* Begin DATA *

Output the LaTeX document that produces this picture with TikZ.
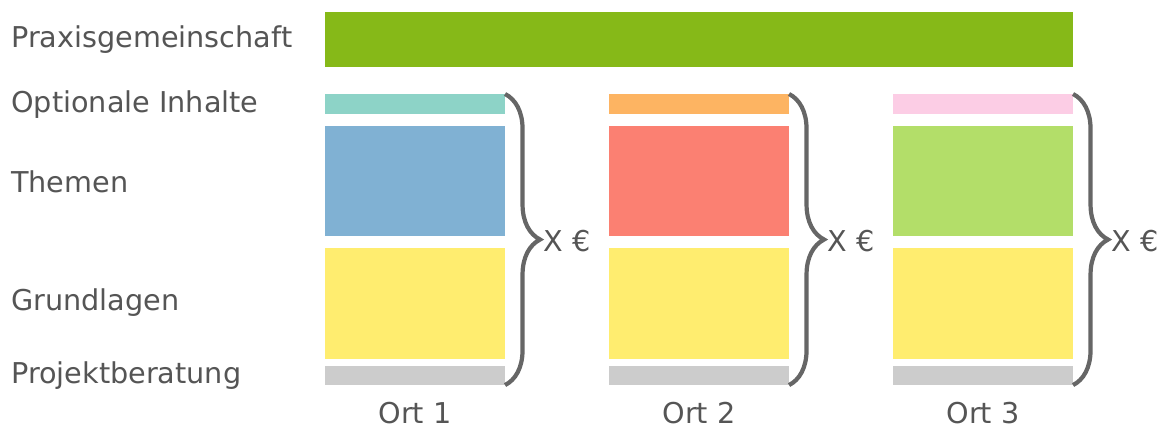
\documentclass[tikz,border=0pt]{standalone}
\usepackage{fontspec}
\setmainfont{DejaVu Sans}
\usetikzlibrary{positioning, calc, decorations.pathreplacing}
\definecolor{praxisgreen}{RGB}{134,185,24}
\definecolor{optteal}{HTML}{8DD3C7}
\definecolor{optorange}{HTML}{FDB462}
\definecolor{optpink}{HTML}{FCCDE5}
\definecolor{themeblue}{HTML}{80B1D3}
\definecolor{themered}{HTML}{FB8072}
\definecolor{themegreen}{HTML}{B3DE69}
\definecolor{basicyellow}{HTML}{FFED6F}
\definecolor{consultgray}{HTML}{CCCCCC}
\definecolor{textgray}{RGB}{85,85,85}
\definecolor{bracegray}{RGB}{102,102,102}

\begin{document}
\begin{tikzpicture}[
    x=0.025cm, y=-0.025cm,
    bar/.style={rectangle, inner sep=0pt, outer sep=0pt, minimum width=4.5cm},
    slimbar/.style={bar, minimum height=0.4875cm},
    themebar/.style={bar, minimum height=2.7625cm},
    basicbar/.style={bar, minimum height=2.775cm, fill=basicyellow},
    consultbar/.style={bar, minimum height=0.475cm, fill=consultgray},
    rowtext/.style={inner sep=0pt, text=textgray, font=\fontsize{20.4}{24}\selectfont},
    curly/.style={decorate, decoration={brace, amplitude=0.875cm}, draw=bracegray, line width=3pt}
]
    \useasboundingbox (0,0) rectangle (1163,428);

    % Row captions
    \node[rowtext, anchor=base west] (praxis) at (11,47) {Praxisgemeinschaft};
    \node[rowtext, anchor=base west] (optional) at (11,112) {Optionale Inhalte};
    \node[rowtext, anchor=base west] (themen) at (11,192) {Themen};
    \node[rowtext, anchor=base west] (grundlagen) at (11,310) {Grundlagen};
    \node[rowtext, anchor=base west] (beratung) at (11,383) {Projektberatung};

    % Shared bar on top
    \node[bar, minimum width=18.7cm, minimum height=1.375cm, fill=praxisgreen, anchor=north west] (common) at (325,11.5) {};

    % Ort 1
    \node[slimbar, fill=optteal, anchor=north west] (opt1) at (325,94) {};
    \node[themebar, fill=themeblue, below=0.3cm of opt1] (them1) {};
    \node[basicbar, below=0.2875cm of them1] (grund1) {};
    \node[consultbar, below=0.1875cm of grund1] (proj1) {};
    \node[rowtext, anchor=base] (ort1) at (415,423) {Ort 1};

    % Ort 2
    \node[slimbar, fill=optorange, anchor=north west] (opt2) at (609,94) {};
    \node[themebar, fill=themered, below=0.3cm of opt2] (them2) {};
    \node[basicbar, below=0.2875cm of them2] (grund2) {};
    \node[consultbar, below=0.1875cm of grund2] (proj2) {};
    \node[rowtext, anchor=base] (ort2) at (699,423) {Ort 2};

    % Ort 3
    \node[slimbar, fill=optpink, anchor=north west] (opt3) at (893,94) {};
    \node[themebar, fill=themegreen, below=0.3cm of opt3] (them3) {};
    \node[basicbar, below=0.2875cm of them3] (grund3) {};
    \node[consultbar, below=0.1875cm of grund3] (proj3) {};
    \node[rowtext, anchor=base] (ort3) at (983,423) {Ort 3};

    % Cost braces
    \draw[curly] (opt1.north east) -- (proj1.south east);
    \draw[curly] (opt2.north east) -- (proj2.south east);
    \draw[curly] (opt3.north east) -- (proj3.south east);
    \node[rowtext, anchor=west, xshift=0.95cm, yshift=-0.05cm] (cost1) at ($(opt1.north east)!0.5!(proj1.south east)$) {X €};
    \node[rowtext, anchor=west, xshift=0.95cm, yshift=-0.05cm] (cost2) at ($(opt2.north east)!0.5!(proj2.south east)$) {X €};
    \node[rowtext, anchor=west, xshift=0.95cm, yshift=-0.05cm] (cost3) at ($(opt3.north east)!0.5!(proj3.south east)$) {X €};
\end{tikzpicture}
\end{document}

* End DATA *

WHAT IS BEING ASKED: Quote everything in the listing above exactly; pictures are the only thing to omit.

ANSWER BELOW:
Output the LaTeX document that produces this picture with TikZ.
\documentclass[tikz,border=0pt]{standalone}
\usepackage{fontspec}
\setmainfont{DejaVu Sans}
\usetikzlibrary{positioning, calc, decorations.pathreplacing}
\definecolor{praxisgreen}{RGB}{134,185,24}
\definecolor{optteal}{HTML}{8DD3C7}
\definecolor{optorange}{HTML}{FDB462}
\definecolor{optpink}{HTML}{FCCDE5}
\definecolor{themeblue}{HTML}{80B1D3}
\definecolor{themered}{HTML}{FB8072}
\definecolor{themegreen}{HTML}{B3DE69}
\definecolor{basicyellow}{HTML}{FFED6F}
\definecolor{consultgray}{HTML}{CCCCCC}
\definecolor{textgray}{RGB}{85,85,85}
\definecolor{bracegray}{RGB}{102,102,102}

\begin{document}
\begin{tikzpicture}[
    x=0.025cm, y=-0.025cm,
    bar/.style={rectangle, inner sep=0pt, outer sep=0pt, minimum width=4.5cm},
    slimbar/.style={bar, minimum height=0.4875cm},
    themebar/.style={bar, minimum height=2.7625cm},
    basicbar/.style={bar, minimum height=2.775cm, fill=basicyellow},
    consultbar/.style={bar, minimum height=0.475cm, fill=consultgray},
    rowtext/.style={inner sep=0pt, text=textgray, font=\fontsize{20.4}{24}\selectfont},
    curly/.style={decorate, decoration={brace, amplitude=0.875cm}, draw=bracegray, line width=3pt}
]
    \useasboundingbox (0,0) rectangle (1163,428);

    % Row captions
    \node[rowtext, anchor=base west] (praxis) at (11,47) {Praxisgemeinschaft};
    \node[rowtext, anchor=base west] (optional) at (11,112) {Optionale Inhalte};
    \node[rowtext, anchor=base west] (themen) at (11,192) {Themen};
    \node[rowtext, anchor=base west] (grundlagen) at (11,310) {Grundlagen};
    \node[rowtext, anchor=base west] (beratung) at (11,383) {Projektberatung};

    % Shared bar on top
    \node[bar, minimum width=18.7cm, minimum height=1.375cm, fill=praxisgreen, anchor=north west] (common) at (325,11.5) {};

    % Ort 1
    \node[slimbar, fill=optteal, anchor=north west] (opt1) at (325,94) {};
    \node[themebar, fill=themeblue, below=0.3cm of opt1] (them1) {};
    \node[basicbar, below=0.2875cm of them1] (grund1) {};
    \node[consultbar, below=0.1875cm of grund1] (proj1) {};
    \node[rowtext, anchor=base] (ort1) at (415,423) {Ort 1};

    % Ort 2
    \node[slimbar, fill=optorange, anchor=north west] (opt2) at (609,94) {};
    \node[themebar, fill=themered, below=0.3cm of opt2] (them2) {};
    \node[basicbar, below=0.2875cm of them2] (grund2) {};
    \node[consultbar, below=0.1875cm of grund2] (proj2) {};
    \node[rowtext, anchor=base] (ort2) at (699,423) {Ort 2};

    % Ort 3
    \node[slimbar, fill=optpink, anchor=north west] (opt3) at (893,94) {};
    \node[themebar, fill=themegreen, below=0.3cm of opt3] (them3) {};
    \node[basicbar, below=0.2875cm of them3] (grund3) {};
    \node[consultbar, below=0.1875cm of grund3] (proj3) {};
    \node[rowtext, anchor=base] (ort3) at (983,423) {Ort 3};

    % Cost braces
    \draw[curly] (opt1.north east) -- (proj1.south east);
    \draw[curly] (opt2.north east) -- (proj2.south east);
    \draw[curly] (opt3.north east) -- (proj3.south east);
    \node[rowtext, anchor=west, xshift=0.95cm, yshift=-0.05cm] (cost1) at ($(opt1.north east)!0.5!(proj1.south east)$) {X €};
    \node[rowtext, anchor=west, xshift=0.95cm, yshift=-0.05cm] (cost2) at ($(opt2.north east)!0.5!(proj2.south east)$) {X €};
    \node[rowtext, anchor=west, xshift=0.95cm, yshift=-0.05cm] (cost3) at ($(opt3.north east)!0.5!(proj3.south east)$) {X €};
\end{tikzpicture}
\end{document}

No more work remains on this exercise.